*MATERIAL SUPPLIED*
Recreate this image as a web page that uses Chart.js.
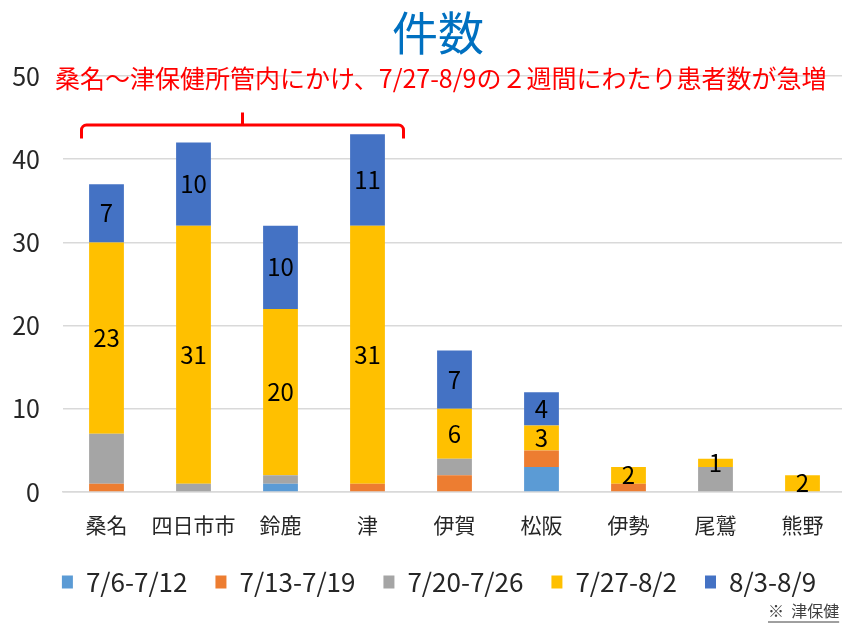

==

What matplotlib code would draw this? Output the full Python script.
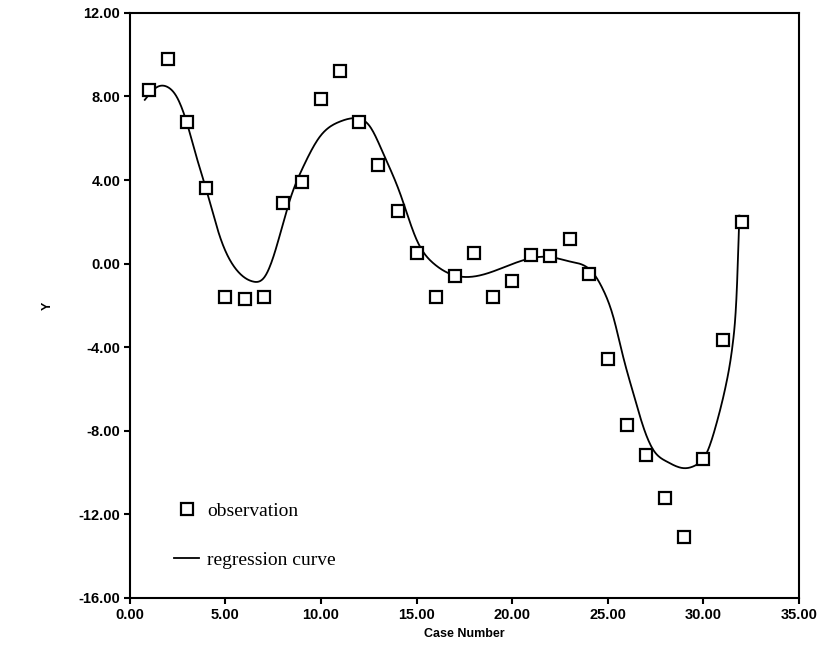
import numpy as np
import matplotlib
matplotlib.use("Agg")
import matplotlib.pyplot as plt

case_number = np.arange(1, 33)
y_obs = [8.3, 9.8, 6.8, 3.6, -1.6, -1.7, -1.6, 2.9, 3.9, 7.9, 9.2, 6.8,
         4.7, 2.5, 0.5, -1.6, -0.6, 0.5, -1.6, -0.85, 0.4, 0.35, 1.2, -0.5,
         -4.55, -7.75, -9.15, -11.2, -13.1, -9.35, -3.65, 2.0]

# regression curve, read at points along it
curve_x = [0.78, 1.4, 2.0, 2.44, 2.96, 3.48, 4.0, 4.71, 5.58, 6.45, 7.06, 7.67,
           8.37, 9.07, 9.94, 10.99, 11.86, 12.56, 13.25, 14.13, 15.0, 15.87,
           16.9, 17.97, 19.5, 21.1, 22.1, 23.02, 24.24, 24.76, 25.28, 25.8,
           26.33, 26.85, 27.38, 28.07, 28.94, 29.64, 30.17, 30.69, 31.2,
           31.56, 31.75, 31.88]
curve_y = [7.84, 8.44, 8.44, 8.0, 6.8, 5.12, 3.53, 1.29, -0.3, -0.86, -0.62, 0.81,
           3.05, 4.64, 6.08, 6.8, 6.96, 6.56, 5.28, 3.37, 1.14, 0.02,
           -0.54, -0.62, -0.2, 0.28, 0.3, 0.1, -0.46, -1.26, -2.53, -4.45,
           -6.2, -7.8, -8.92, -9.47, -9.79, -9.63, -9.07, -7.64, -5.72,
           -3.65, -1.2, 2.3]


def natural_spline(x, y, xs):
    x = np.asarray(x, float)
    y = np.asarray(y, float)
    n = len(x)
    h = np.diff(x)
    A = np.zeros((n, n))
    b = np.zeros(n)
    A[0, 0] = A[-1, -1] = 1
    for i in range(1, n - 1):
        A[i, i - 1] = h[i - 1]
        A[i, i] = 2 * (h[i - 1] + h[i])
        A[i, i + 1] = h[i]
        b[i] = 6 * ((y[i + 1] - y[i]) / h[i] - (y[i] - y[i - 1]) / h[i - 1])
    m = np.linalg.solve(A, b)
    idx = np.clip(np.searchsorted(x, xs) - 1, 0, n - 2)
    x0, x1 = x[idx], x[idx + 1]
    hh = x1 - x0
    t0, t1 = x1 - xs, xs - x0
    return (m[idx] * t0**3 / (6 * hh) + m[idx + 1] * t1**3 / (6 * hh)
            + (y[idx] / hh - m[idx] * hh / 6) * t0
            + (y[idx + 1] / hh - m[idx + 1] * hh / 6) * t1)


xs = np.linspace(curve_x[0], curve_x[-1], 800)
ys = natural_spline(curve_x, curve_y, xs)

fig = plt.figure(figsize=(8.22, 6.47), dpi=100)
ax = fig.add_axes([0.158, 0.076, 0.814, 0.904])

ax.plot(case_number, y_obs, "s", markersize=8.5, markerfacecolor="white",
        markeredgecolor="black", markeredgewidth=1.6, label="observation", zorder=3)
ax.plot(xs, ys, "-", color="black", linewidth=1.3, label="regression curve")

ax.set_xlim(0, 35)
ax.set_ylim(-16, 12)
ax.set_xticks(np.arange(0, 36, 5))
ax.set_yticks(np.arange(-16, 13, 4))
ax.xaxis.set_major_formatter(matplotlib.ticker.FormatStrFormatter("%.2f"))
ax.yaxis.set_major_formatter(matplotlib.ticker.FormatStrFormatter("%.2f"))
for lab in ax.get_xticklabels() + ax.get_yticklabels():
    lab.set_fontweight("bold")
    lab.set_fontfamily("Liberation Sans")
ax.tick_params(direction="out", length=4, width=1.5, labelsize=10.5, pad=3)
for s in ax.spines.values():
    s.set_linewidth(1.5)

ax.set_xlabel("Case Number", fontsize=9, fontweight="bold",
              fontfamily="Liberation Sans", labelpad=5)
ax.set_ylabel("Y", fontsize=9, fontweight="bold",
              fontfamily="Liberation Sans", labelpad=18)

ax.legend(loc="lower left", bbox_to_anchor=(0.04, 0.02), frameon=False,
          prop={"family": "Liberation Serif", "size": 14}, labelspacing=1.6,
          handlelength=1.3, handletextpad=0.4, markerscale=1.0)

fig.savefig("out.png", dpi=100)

*GIVEN EXERCISE*
In the listing above, find the line containing "What matplotlib code" and the line containing "-3.65, -1.2, 2.3]". Reproduce those lines and all between them exactly, with no pictures and nothing more.

*RESPONSE TO THIS TASK*
What matplotlib code would draw this? Output the full Python script.
import numpy as np
import matplotlib
matplotlib.use("Agg")
import matplotlib.pyplot as plt

case_number = np.arange(1, 33)
y_obs = [8.3, 9.8, 6.8, 3.6, -1.6, -1.7, -1.6, 2.9, 3.9, 7.9, 9.2, 6.8,
         4.7, 2.5, 0.5, -1.6, -0.6, 0.5, -1.6, -0.85, 0.4, 0.35, 1.2, -0.5,
         -4.55, -7.75, -9.15, -11.2, -13.1, -9.35, -3.65, 2.0]

# regression curve, read at points along it
curve_x = [0.78, 1.4, 2.0, 2.44, 2.96, 3.48, 4.0, 4.71, 5.58, 6.45, 7.06, 7.67,
           8.37, 9.07, 9.94, 10.99, 11.86, 12.56, 13.25, 14.13, 15.0, 15.87,
           16.9, 17.97, 19.5, 21.1, 22.1, 23.02, 24.24, 24.76, 25.28, 25.8,
           26.33, 26.85, 27.38, 28.07, 28.94, 29.64, 30.17, 30.69, 31.2,
           31.56, 31.75, 31.88]
curve_y = [7.84, 8.44, 8.44, 8.0, 6.8, 5.12, 3.53, 1.29, -0.3, -0.86, -0.62, 0.81,
           3.05, 4.64, 6.08, 6.8, 6.96, 6.56, 5.28, 3.37, 1.14, 0.02,
           -0.54, -0.62, -0.2, 0.28, 0.3, 0.1, -0.46, -1.26, -2.53, -4.45,
           -6.2, -7.8, -8.92, -9.47, -9.79, -9.63, -9.07, -7.64, -5.72,
           -3.65, -1.2, 2.3]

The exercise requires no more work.